Vegetable fat, protein may cut risk of heart attack

    By Sally Squires (Washington Post)
    Updated: 2006-11-09 16:57

    WASHINGTON - Women who eat a diet moderately low in carbohydrates, but rich in vegetable fat and vegetable protein, can cut their risk of heart disease by as much as 30 percent compared to just following a low-fat approach, according to a new Harvard study.

    The findings, drawn from a study of more than 80,000 nurses, reinforce a growing shift in nutritional advice toward moderate amounts of healthy fat found in such foods as nuts, avocados, liquid vegetable oils and seafood along with less processed carbohydrates, including whole grain bread and cereal, to fruit and vegetables.

    Among the groups that have recommended that approach in recent years are the writers of the 2000 and 2005 U.S. Dietary Guidelines, the American Heart Association and the federal government's National Cholesterol Education Program. All advise eating 25 percent to up to 35 percent of daily calories as fat, most of it from healthy sources, and boosting consumption of beans and legumes, fruit and vegetables as well as healthy, whole grains.

    The new findings, published in today's issue of the New England Journal of Medicine, underscore that eating few processed carbohydrates, such as bagels, white bread, cookies, candy and cake, and replacing animal fat with a moderate amount of healthy vegetable oils "can help reduce the risk of heart disease," said Alice Lichtenstein, professor at Tufts University Friedman School of Nutrition.

    But such diets do not appear to have much effect on body weight -- a hope of many who once jumped on the widely popular very low-carbohydrate bandwagon advocated by the late physician Robert Atkins.

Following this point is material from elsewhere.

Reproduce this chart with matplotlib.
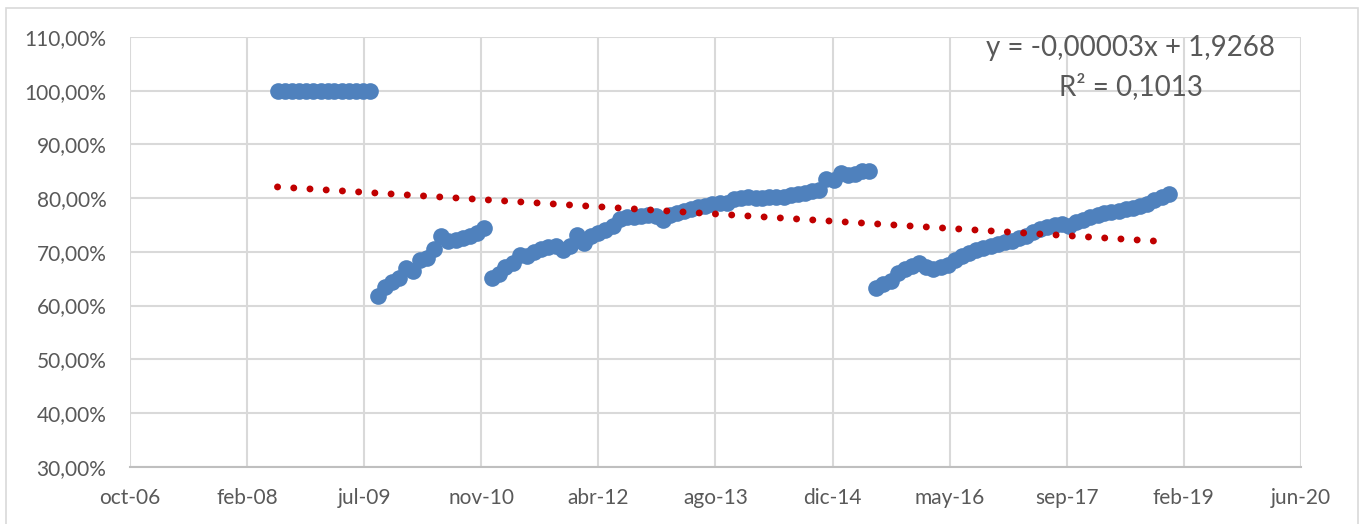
import numpy as np
import pandas as pd
import matplotlib
matplotlib.use("Agg")
import matplotlib.pyplot as plt
from matplotlib.patches import Rectangle

# monthly series, jul-2008 .. dic-2018
start_month = "2008-07"
rate = [
    # 2008-07 .. 2009-08
    100.0, 100.0, 100.0, 100.0, 100.0, 100.0, 100.0,
    100.0, 100.0, 100.0, 100.0, 100.0, 100.0, 100.0,
    # 2009-09 .. 2010-12
    61.8, 63.4, 64.4, 65.2, 67.0, 66.4, 68.5, 68.8,
    70.5, 72.9, 72.1, 72.2, 72.5, 72.9, 73.5, 74.4,
    # 2011-01 .. 2015-06
    65.1, 65.9, 67.2, 67.9, 69.5, 69.2, 69.9, 70.5, 70.9, 71.0,
    70.3, 71.0, 73.2, 71.7, 73.0, 73.5, 74.0, 74.8, 76.1, 76.4,
    76.5, 76.7, 76.8, 76.6, 75.9, 76.8, 77.2, 77.6, 78.0, 78.3,
    78.6, 78.9, 79.1, 79.0, 79.9, 80.1, 80.2, 80.1, 80.0, 80.2,
    80.2, 80.3, 80.5, 80.7, 81.0, 81.3, 81.6, 83.5, 83.3, 84.6,
    84.3, 84.5, 85.0, 85.1,
    # 2015-07 .. 2018-12
    63.3, 64.0, 64.6, 66.1, 66.8, 67.4, 67.9, 67.2, 66.8, 67.1,
    67.6, 68.5, 69.2, 69.8, 70.3, 70.7, 71.0, 71.4, 71.8, 72.0,
    72.5, 72.9, 73.6, 74.2, 74.7, 75.0, 75.2, 74.9, 75.5, 76.0,
    76.4, 76.8, 77.2, 77.4, 77.6, 77.9, 78.2, 78.5, 78.9, 79.6,
    80.3, 80.8,
]

x_ticks = [39000, 39500, 40000, 40500, 41000, 41500, 42000, 42500, 43000, 43500, 44000]
x_labels = ["oct-06", "feb-08", "jul-09", "nov-10", "abr-12", "ago-13",
            "dic-14", "may-16", "sep-17", "feb-19", "jun-20"]
y_ticks = [0.3, 0.4, 0.5, 0.6, 0.7, 0.8, 0.9, 1.0, 1.1]
y_labels = ["30,00%", "40,00%", "50,00%", "60,00%", "70,00%", "80,00%",
            "90,00%", "100,00%", "110,00%"]

eq_text = "y = -0,00003x + 1,9268"
r2_text = "R² = 0,1013"

dates = pd.date_range(start_month, periods=len(rate), freq="MS")
xs = np.array((dates - pd.Timestamp("1899-12-30")).days, dtype=float)
ys = np.array(rate) / 100.0

# linear trend (Excel style)
slope, icpt = np.polyfit(xs, ys, 1)
tx = np.array([xs[0], xs[-1]])
ty = slope * tx + icpt

plt.rcParams["font.family"] = ["Lato", "DejaVu Sans"]
grey_txt = "#595959"
grid_c = "#D9D9D9"

fig = plt.figure(figsize=(13.68, 5.24), dpi=100)
ax = fig.add_axes([0.095, 0.1094, 0.856, 0.82])

ax.plot(xs, ys, "o", color="#4F81BD", ms=12, mew=0, zorder=3)
ax.plot(tx, ty, color="#C00000", lw=5, linestyle=(0, (0.01, 2.33)),
        dash_capstyle="round", zorder=4)

ax.set_xlim(x_ticks[0], x_ticks[-1])
ax.set_ylim(y_ticks[0], y_ticks[-1])
ax.set_xticks(x_ticks)
ax.set_xticklabels(x_labels)
ax.set_yticks(y_ticks)
ax.set_yticklabels(y_labels)
ax.tick_params(axis="both", length=0, labelsize=15, colors=grey_txt)
ax.tick_params(axis="y", pad=17)
ax.tick_params(axis="x", pad=15)
ax.grid(True, color=grid_c, lw=1.5)
ax.set_axisbelow(True)
for s in ["left", "right", "top"]:
    ax.spines[s].set_visible(False)
ax.spines["bottom"].set_color("#BFBFBF")
ax.spines["bottom"].set_linewidth(1.5)

fig.text(1131 / 1368, 1 - 48 / 524, eq_text, ha="center", va="center",
         fontsize=20, color=grey_txt)
fig.text(1131 / 1368, 1 - 87 / 524, r2_text, ha="center", va="center",
         fontsize=20, color=grey_txt)

fig.add_artist(Rectangle((6 / 1368, -0.05), 1352 / 1368, 1 - 8 / 524 + 0.05,
                         transform=fig.transFigure, fill=False,
                         edgecolor="#D9D9D9", lw=1.2))

fig.savefig("out.png", dpi=100)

    The latest findings examine a more moderate carbohydrate approach that some experts say is more akin to the South Beach Diet.

    "We didn't really design the study to look at weight loss," noted lead author Frank Hu, associate professor of nutrition and epidemiology at the Harvard School of Public Health.

    The findings suggest that "there's no magic formula for weight loss," noted Lichtenstein of Tufts. "You still have to focus on calories."